この制度に対し、ネット上には「経験ではかなり効果がある」「うちの会社でもやりたい」という声があがっているが、中には「制度はないけど勝手に居眠りしてる人がいる」という会社もあるようだ。「日本の国会ではごく普通の光景ですが何か?」という指摘もある。
外資系企業には、あらかじめオフィス内に仮眠室を設けているところがある。日本でも東京・渋谷のGMOインターネットグループが「お昼寝専用スペース」を設け、最大30分の利用ができる環境を整えている。
昼寝を認める職場は、欧州にもあるようだ。ドイツのある町では、役場職員に勤務中の昼寝を推奨している。「仕事が多くて職員の数が足りない」と悩む町に、保険会社が「昼寝をして業務効率を上げる」方法を勧めたそうだ。勤勉な人の多い日本だったら「寝てるヒマがあったら働け!」と言われるかもしれない。

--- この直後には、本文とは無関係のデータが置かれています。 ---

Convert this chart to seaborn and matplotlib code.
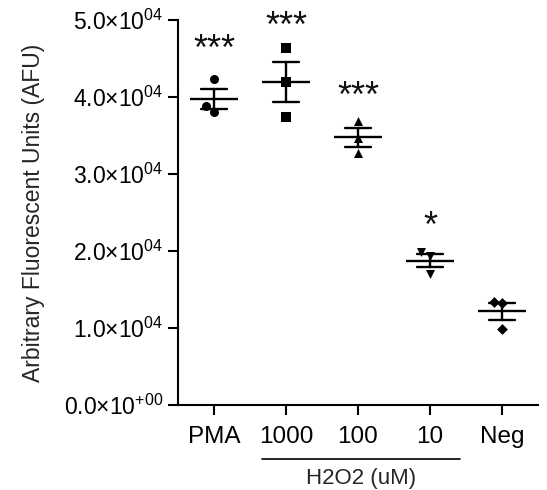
import numpy as np
import pandas as pd
import matplotlib
matplotlib.use("Agg")
import matplotlib.pyplot as plt
import matplotlib.transforms as mtransforms
import seaborn as sns

# values (AFU)
groups = ["PMA", "1000", "100", "10", "Neg"]
pma = [42300, 38100, 38800]
h2o2_1000 = [46400, 41900, 37400]
h2o2_100 = [36900, 34700, 32700]
h2o2_10 = [19900, 19400, 17000]
neg = [13400, 13200, 9900]
markers = ["o", "s", "^", "v", "D"]
stars = ["***", "***", "***", "*", ""]
star_y = [46000, 49000, 39900, 23000, 0]

yticks = [0, 10000, 20000, 30000, 40000, 50000]
ytick_labels = [r"0.0×10$^{+00}$", r"1.0×10$^{04}$", r"2.0×10$^{04}$",
                r"3.0×10$^{04}$", r"4.0×10$^{04}$", r"5.0×10$^{04}$"]

sns.set_style("ticks")
plt.rcParams["font.family"] = ["Liberation Sans", "DejaVu Sans"]
plt.rcParams["mathtext.fontset"] = "custom"
plt.rcParams["mathtext.rm"] = "Liberation Sans"
plt.rcParams["mathtext.it"] = "Liberation Sans"
plt.rcParams["mathtext.default"] = "regular"

values = [pma, h2o2_1000, h2o2_100, h2o2_10, neg]
df = pd.DataFrame({
    "group": np.repeat(groups, 3),
    "value": np.concatenate(values),
})

fig = plt.figure(figsize=(5.47, 4.90), dpi=100)
ax = fig.add_axes([0.3254, 0.1735, 0.658, 0.7855])
ax.set_ylim(0, 50000)

for g, m in zip(groups, markers):
    sub = df[df["group"] == g]
    sns.swarmplot(data=sub, x="group", y="value", order=groups, marker=m,
                  color="black", size=6.5 if m != "D" else 5.5, ax=ax, zorder=3)

sns.pointplot(data=df, x="group", y="value", order=groups, errorbar="se",
              capsize=0.35, color="black", marker="_", markersize=35,
              markeredgewidth=1.7, linestyle="none",
              err_kws={"linewidth": 1.7}, ax=ax, zorder=4)

for i, (s, yv) in enumerate(zip(stars, star_y)):
    if s:
        ax.text(i, yv, s, ha="center", va="center", fontsize=26,
                color="#111111")

ax.set_xlim(-0.5, 4.5)
ax.set_ylim(0, 50000)
ax.set_yticks(yticks)
ax.set_yticklabels(ytick_labels)
ax.set_xlabel("")
ax.set_ylabel("Arbitrary Fluorescent Units (AFU)", fontsize=16.5, labelpad=14)
ax.tick_params(axis="both", colors="black", labelsize=16.5, width=1.5, length=7)
ax.tick_params(axis="x", labelsize=17.5, pad=8)
for sp in ["left", "bottom"]:
    ax.spines[sp].set_linewidth(1.5)
    ax.spines[sp].set_color("black")
sns.despine(ax=ax)

# H2O2 bracket below the concentration labels
trans = mtransforms.blended_transform_factory(ax.transData, ax.transAxes)
ax.plot([0.67, 3.42], [-0.14, -0.14], color="black", lw=1.2,
        transform=trans, clip_on=False)
ax.text(2.045, -0.192, "H2O2 (uM)", transform=trans, ha="center",
        va="center", fontsize=16)

fig.savefig("out.png", dpi=100)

フランスでは2007年に、健康相が「なぜ就業中の昼寝がないのか。これはタブーではない」と述べ、就業中の昼寝の効果を研究するよう指示したという。背景には、フランス人の56%が睡眠不足で仕事の能率が低下しているという調査結果がある。
2009年にアイシェアが実施した日本で実施したアンケートでも、「仕事中、昼間に眠くなったことがある」と答えた人は、「頻繁にある」「たまにある」を加えると96%にのぼり、「仕事中に気づいたら眠っていた」という人は20代の55.2%を占めていた。